Work instructions = Leave out every picture, then transcribe the rest of the listing exactly.

+++++

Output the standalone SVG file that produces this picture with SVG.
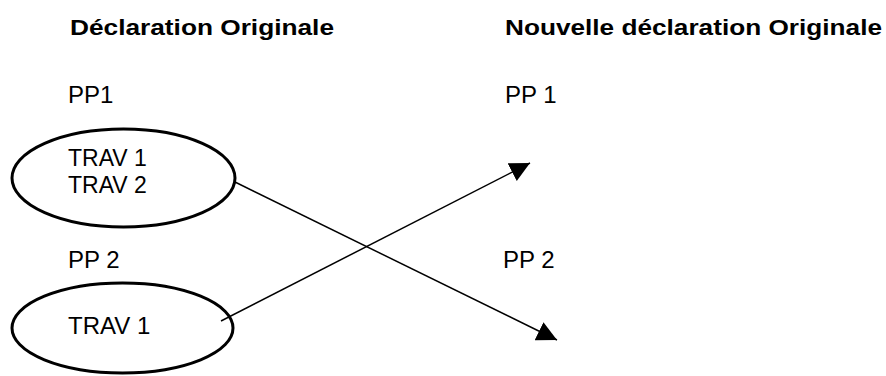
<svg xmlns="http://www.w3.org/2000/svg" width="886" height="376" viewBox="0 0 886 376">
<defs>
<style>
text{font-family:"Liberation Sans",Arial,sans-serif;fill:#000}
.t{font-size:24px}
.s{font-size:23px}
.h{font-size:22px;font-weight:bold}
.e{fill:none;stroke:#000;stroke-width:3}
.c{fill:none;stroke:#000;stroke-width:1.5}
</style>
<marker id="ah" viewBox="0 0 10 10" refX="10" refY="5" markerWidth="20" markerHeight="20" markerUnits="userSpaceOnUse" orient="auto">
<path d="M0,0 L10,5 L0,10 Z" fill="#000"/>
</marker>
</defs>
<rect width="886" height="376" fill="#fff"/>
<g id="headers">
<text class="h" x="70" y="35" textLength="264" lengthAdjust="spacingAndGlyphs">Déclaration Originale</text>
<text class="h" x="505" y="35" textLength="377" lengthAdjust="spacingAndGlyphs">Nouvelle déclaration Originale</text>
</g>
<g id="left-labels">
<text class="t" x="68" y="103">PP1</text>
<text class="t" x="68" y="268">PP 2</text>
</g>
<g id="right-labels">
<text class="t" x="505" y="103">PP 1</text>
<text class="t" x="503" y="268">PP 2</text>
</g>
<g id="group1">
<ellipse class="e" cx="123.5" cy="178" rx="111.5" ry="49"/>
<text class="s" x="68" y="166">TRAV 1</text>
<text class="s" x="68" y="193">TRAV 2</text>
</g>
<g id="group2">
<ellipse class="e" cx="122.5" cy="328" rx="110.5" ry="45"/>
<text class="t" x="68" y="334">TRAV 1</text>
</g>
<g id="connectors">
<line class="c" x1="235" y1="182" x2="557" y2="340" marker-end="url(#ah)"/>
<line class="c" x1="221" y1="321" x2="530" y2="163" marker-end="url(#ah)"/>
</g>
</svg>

+++++

Problem solution =
Output the standalone SVG file that produces this picture with SVG.
<svg xmlns="http://www.w3.org/2000/svg" width="886" height="376" viewBox="0 0 886 376">
<defs>
<style>
text{font-family:"Liberation Sans",Arial,sans-serif;fill:#000}
.t{font-size:24px}
.s{font-size:23px}
.h{font-size:22px;font-weight:bold}
.e{fill:none;stroke:#000;stroke-width:3}
.c{fill:none;stroke:#000;stroke-width:1.5}
</style>
<marker id="ah" viewBox="0 0 10 10" refX="10" refY="5" markerWidth="20" markerHeight="20" markerUnits="userSpaceOnUse" orient="auto">
<path d="M0,0 L10,5 L0,10 Z" fill="#000"/>
</marker>
</defs>
<rect width="886" height="376" fill="#fff"/>
<g id="headers">
<text class="h" x="70" y="35" textLength="264" lengthAdjust="spacingAndGlyphs">Déclaration Originale</text>
<text class="h" x="505" y="35" textLength="377" lengthAdjust="spacingAndGlyphs">Nouvelle déclaration Originale</text>
</g>
<g id="left-labels">
<text class="t" x="68" y="103">PP1</text>
<text class="t" x="68" y="268">PP 2</text>
</g>
<g id="right-labels">
<text class="t" x="505" y="103">PP 1</text>
<text class="t" x="503" y="268">PP 2</text>
</g>
<g id="group1">
<ellipse class="e" cx="123.5" cy="178" rx="111.5" ry="49"/>
<text class="s" x="68" y="166">TRAV 1</text>
<text class="s" x="68" y="193">TRAV 2</text>
</g>
<g id="group2">
<ellipse class="e" cx="122.5" cy="328" rx="110.5" ry="45"/>
<text class="t" x="68" y="334">TRAV 1</text>
</g>
<g id="connectors">
<line class="c" x1="235" y1="182" x2="557" y2="340" marker-end="url(#ah)"/>
<line class="c" x1="221" y1="321" x2="530" y2="163" marker-end="url(#ah)"/>
</g>
</svg>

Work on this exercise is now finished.